For its part, North Korea has consistently spoken of denuclearisation as a long-term and aspirational concept, encompassing the US nuclear presence on the peninsula as well as its own programmes.
"The biggest gap in all of this is how we define denuclearisation, and how the North Koreans define it," says Victor Cha, who served in the George W. Bush White House as the National Security Council's director for Asian affairs.
"Denuclearisation of the Peninsula' is a phrase the North Koreans have used for decades."
One reason the North Korea case is so complicated is that Pyongyang already possesses nuclear weapons and some sophisticated means, including long-range missiles, of delivering those warheads. North Korea openly compares itself to India, which weathered a period of international rejection of its nuclear arsenal.

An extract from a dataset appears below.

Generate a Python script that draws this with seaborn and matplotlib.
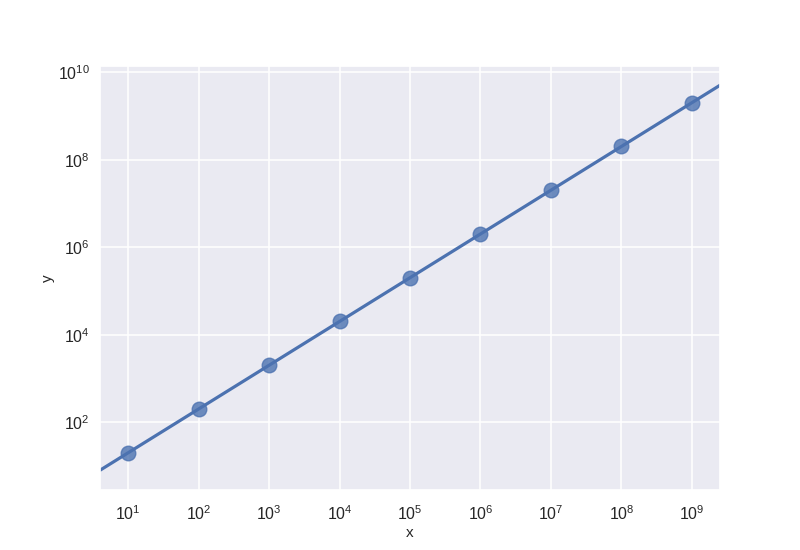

Any deal would have to include a full and verifiable accounting of the North's nuclear arsenal, delivery systems, and technologies - in other words, Pyongyang would have to come clean on what it possesses in a way it never has before, these experts say.
Moreover, a deal would include a set of timelines for reducing the warheads and weapons delivery systems the North possesses - for example, the US is keen to remove the long-range ballistic missiles the Kim regime tested over the first year of Trump's tenure and which may be capable of reaching the US West Coast.
Virtually no one - including the US intelligence community in a recent assessment - sees Kim agreeing to give every piece of his nuclear programme.
 For example, Cha says convincing Kim to give up every one of his estimated two to five dozen nuclear warheads is "not going to happen," given the central place Kim sees an established nuclear status playing in his regime's survival.
But if the hurdle of defining "denuclearisation" can be crossed in a way that meets both sides' needs, experts say, then a historic deal incorporating the other key elements might indeed be attainable.
Then comes the question of arms and facilities' reduction and dismantlement. And increasingly analysts say that if the "all at once" Libya model is off the table, what has replaced it is a "step-by-step" plan that follows each step the North takes toward "denuclearisation" with an incentive - the lifting of some sanctions, the delivery of some humanitarian assistance - to keep the process going.
One thing the past month of intense diplomacy has revealed, specialists say, is that Kim appears to be less interested in the kind of economic carrots that Secretary of State Mike Pompeo and other US officials have been dangling as incentives, and more focused on attaining the security guarantees that would definitively take his regime out of US cross-hairs.
US officials have been mum on what security guarantees the US would be willing to offer to the North as part of a step-by-step plan. But even before Trump began referring to a "process" last week, some US officials have hinted at a growing openness on the US side toward incremental implementation of actions - as long as a synchronised plan starts off with the bang of major action and not with easily reversible baby steps.
But even if an accord kicks off with the kind of "bang" the Trump White House wants, the pace of follow-on steps is going to be a key negotiating point, some analysts say.
Frank Aum, former Pentagon North Korea adviser now at the US Institute of Peace in Washington, notes that experienced diplomats are speaking of a 15-year timeline for achieving the Korean Peninsula's as yet undefined denuclearisation. Aum says a key part of negotiations will be "how much you can accelerate the steps right now."